Ironically, two years later, MLB Player Association’s first-ever president Marvin Miller and Dick Moss, the first general counsel for the players’ union under Miller, would bring baseball’s inaugural collective bargaining agreement into play … and the rest, as they say, is history.
Fast forward to 2014.
On January 14, 2014, Dodgers ace Clayton Kershaw signed a 7-year / $215 million contract extension with the Dodgers. But unlike his predecessors Koufax and Drysdale, Dodger fans were beyond elated that Guggenheim Baseball Management Group and then general manager Ned Colletti had given the then 26-year-old Dallas, Texas native and their 2006 first-round draft pick the largest contract in baseball history. Kershaw would reward them, his teammates, and Dodger fans with his second consecutive National League Cy Young award and won the 2014 NL MVP award to boot; this in addition to being named to his fourth of what is now seven consecutive NL All-Star teams and never finishing higher than fifth in the NL Cy Young voting between 2011 and the just-concluded 2017 season.
That’s the good news.
The bad news is that even though the extremely popular 6′-4″ / 228-pound left-hander still has three years remaining on his 7-year contract to the tune of $98 million, he can opt out of it after the 2018 season. And while it may seem incomprehensible that Kershaw would even consider doing so, it has happened before.

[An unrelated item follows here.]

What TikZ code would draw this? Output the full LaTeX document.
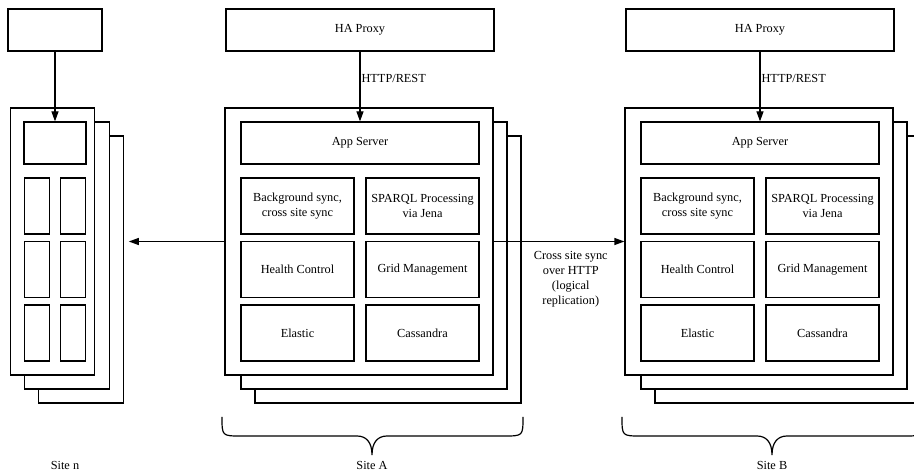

As every Dodger fan on the planet knows, former Dodgers right-hander Zack Greinke did exactly that following the 2015 season, when he walked away from $71 million still guaranteed to him by the Dodgers for the 2016, 2017 and 2018 seasons.
Incomprehensible indeed.
By opting out of his 6-year / $147 million contract with the Dodgers, Greinke received a guaranteed 6-year / $206.5 million contract from the Dbacks; this on top of the $64 million that the Dodgers had already paid him for the 2013 through 2015 seasons. In other words, the eccentric now 34-year-old Orlando, Florida native and former 2002 first-round draft pick (by the Kansas City Royals) had parlayed his Dodgers contract into what will end up being a combined 9-year / $270.5 million dollars when it expires after the 2021 season.
But Clayton Kershaw is not Zack Greinke, not by any stretch of the imagination. Whereas Greinke never so much as even hinted that he might waive his opt-out clause following the 2015 season, Kershaw has, on several occasions, made it known that he absolutely loves being a Dodger. That being said, he has not said anything of the sort for quite some time. And given the fact that Greinke and Kershaw are both clients of super agent Casey Close, and given the fact that Kershaw will only be 30 years old on March 19, he very well might.
From a pure business standpoint, the Dodgers would be foolish not to do everything within their power to keep Kershaw in a Dodgers uniform, should he indeed elect to opt out. I mean, let’s be honest here, he puts fannies in the seats not only at Dodger Stadium but at every stadium he pitches in every five days. And from a merchandising standpoint, heading into the 2017 season, Kershaw’s was the third leading jersey sold, behind only Chicago Cubs third baseman Kris Bryant and Cubs first baseman Anthony Rizzo, following the Cubs first World Series title in 108 years.
Then again, there is zero doubt that every other MLB team would love nothing more than to sell Kershaw jerseys with their team logo on them as well.